(Excerpted from James F. Willis, Southern Arkansas University: The Mulerider School’s Centennial History, 1909-2009, pp. 179-80)
Women athletes competed at A&M for the first time since 1930 but received no support. Colonel [Charles] Wilkins occasionally loaned the teams transportation but gave them nothing else. He did applaud the efforts of Kathryn Smith Brown to put together independent women’s teams in basketball and softball. There was no college conference in Arkansas for women’s sports. Brown, unable to interest other colleges in fielding teams, scheduled games with independent non-collegiate teams. Brown, like most teachers at A&M, wore multiple hats. She taught a full load of physical education classes each day, sponsored the cheerleaders, and was determined to coach women athletes. She had participated in competitive athletics as long as she could remember. A talented natural athlete, Brown had played for her hometown’s high school basketball team when she was only eleven years old.

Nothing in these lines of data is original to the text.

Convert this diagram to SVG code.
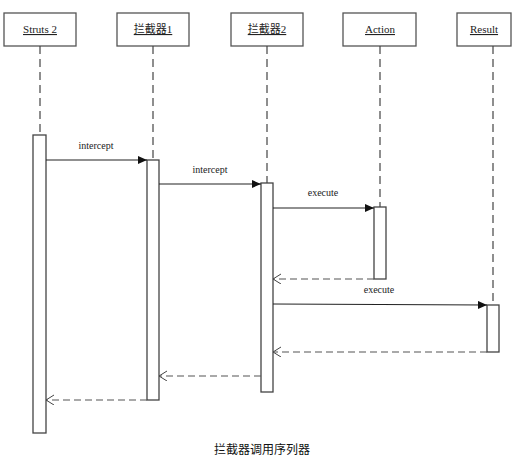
<svg xmlns="http://www.w3.org/2000/svg" width="513" height="461" viewBox="0 0 513 461">
<style>
.box{fill:#fff;stroke:#555;stroke-width:1.3}
.act{fill:#fff;stroke:#444;stroke-width:1.3}
.life{stroke:#444;stroke-width:1.2;stroke-dasharray:8 5;fill:none}
.lbl{font-family:"Liberation Serif","Noto Sans CJK SC",serif;font-size:11px;fill:#222;text-decoration:underline;text-anchor:middle}
.msg{stroke:#222;stroke-width:1.2;fill:none}
.ret{stroke:#555;stroke-width:1.2;stroke-dasharray:7 4;fill:none}
.mt{font-family:"Liberation Serif",serif;font-size:10px;fill:#222;text-anchor:middle}
.cap{font-family:"Noto Sans CJK SC",sans-serif;font-size:12px;fill:#111;text-anchor:middle}
</style>
<defs>
<marker id="fill" markerWidth="10" markerHeight="10" refX="9" refY="4" orient="auto" markerUnits="userSpaceOnUse"><path d="M0,0 L9,4 L0,8 Z" fill="#111"/></marker>
<marker id="open" markerWidth="12" markerHeight="12" refX="9" refY="5" orient="auto" markerUnits="userSpaceOnUse"><path d="M1,0 L9,5 L1,10" fill="none" stroke="#444" stroke-width="1"/></marker>
</defs>
<rect width="513" height="461" fill="#fff"/>
<g id="struts2">
<rect class="box" x="4" y="13" width="72" height="33"/>
<text class="lbl" x="40" y="33">Struts 2</text>
<line class="life" x1="40" y1="46" x2="40" y2="135"/>
<rect class="act" x="33" y="135" width="13" height="298"/>
</g>
<g id="interceptor1">
<rect class="box" x="117" y="13" width="72" height="33"/>
<text class="lbl" x="153" y="33">拦截器1</text>
<line class="life" x1="153" y1="46" x2="153" y2="160"/>
<rect class="act" x="147" y="160" width="12" height="240"/>
</g>
<g id="interceptor2">
<rect class="box" x="231" y="13" width="72" height="33"/>
<text class="lbl" x="267" y="33">拦截器2</text>
<line class="life" x1="267" y1="46" x2="267" y2="183"/>
<rect class="act" x="261" y="183" width="12" height="209"/>
</g>
<g id="action">
<rect class="box" x="343" y="13" width="73" height="33"/>
<text class="lbl" x="380" y="33">Action</text>
<line class="life" x1="380" y1="46" x2="380" y2="207"/>
<rect class="act" x="374" y="207" width="12" height="72"/>
</g>
<g id="result">
<rect class="box" x="457" y="13" width="54" height="33"/>
<text class="lbl" x="484" y="33">Result</text>
<line class="life" x1="493" y1="46" x2="493" y2="305"/>
<rect class="act" x="487" y="305" width="12" height="47"/>
</g>
<g id="connectors">
<line class="msg" x1="46" y1="160" x2="147" y2="160" marker-end="url(#fill)"/>
<text class="mt" x="96" y="149">intercept</text>
<line class="msg" x1="159" y1="184" x2="261" y2="184" marker-end="url(#fill)"/>
<text class="mt" x="210" y="173">intercept</text>
<line class="msg" x1="273" y1="208" x2="374" y2="208" marker-end="url(#fill)"/>
<text class="mt" x="323" y="196">execute</text>
<line class="ret" x1="374" y1="279" x2="273" y2="279" marker-end="url(#open)"/>
<line class="msg" x1="273" y1="304" x2="487" y2="305" marker-end="url(#fill)"/>
<text class="mt" x="379" y="293">execute</text>
<line class="ret" x1="487" y1="352" x2="273" y2="352" marker-end="url(#open)"/>
<line class="ret" x1="261" y1="376" x2="159" y2="376" marker-end="url(#open)"/>
<line class="ret" x1="147" y1="400" x2="46" y2="400" marker-end="url(#open)"/>
</g>
<text class="cap" x="262" y="454">拦截器调用序列器</text>
</svg>
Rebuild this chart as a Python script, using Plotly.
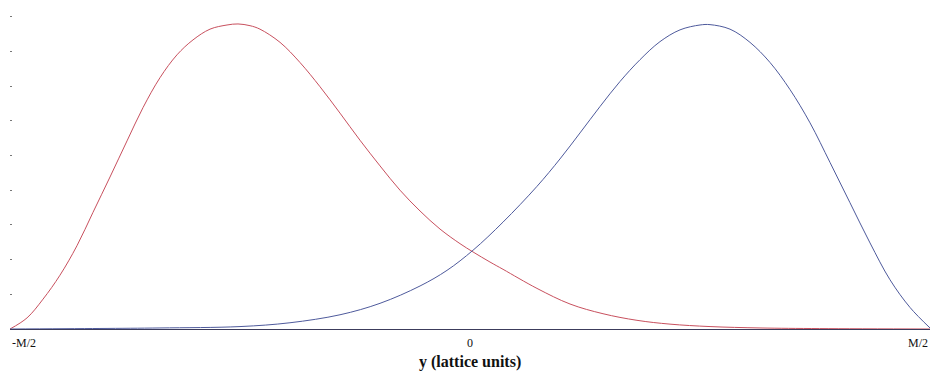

The new college publicist Dick Ratliff managed to get her unusual record (and A&M) mentioned in “Ripley’s Believe It or Not,” a syndicated feature that appeared in many newspapers across the country.
Brown recalled that local citizens strongly supported her softball teams: “Everybody in town came to games.” The Chatterbox café sponsored the team, the Magnolia Kats, by buying uniforms and equipment. The summer of 1949 was the Kats’ best season. They won 20 of 24 games and made it to the Southwest Regional Softball Tournament at Camden before losing to a team from Baton Rouge, Louisiana. Brown played catcher on the team.
Brown also played on her basketball teams when regular players fouled out. In three seasons, 1947–49, the College Kats, also called College Co-eds, outscored opponents 985–662 points. The outstanding player in those years was Winnie Dodson who averaged 26 points per game. She graduated before the 1949 championship season, but her younger sister, Pat Dodson, competed with Norma McMahen for high scorer. Magnolia merchants also raised money to support the basketball team. They funded the Co-eds appearance at the Amateur Athletic Union’s tournament in Little Rock where they won the state championship. Three players were picked for all-state honors: Dodson, McMahen, and Jean Moore. Other Co-ed players included Lucille Holley, Pat Alexander, Ann Mauney, Gene Lee, Mary Kate Simpson, Evelyn Fee, Mickey Roling, and Rita Waller. Local citizens again paid the team’s expenses to attend the national tournament at St. Joseph, Missouri, but unfortunately, A&M’s women did not prevail in that contest.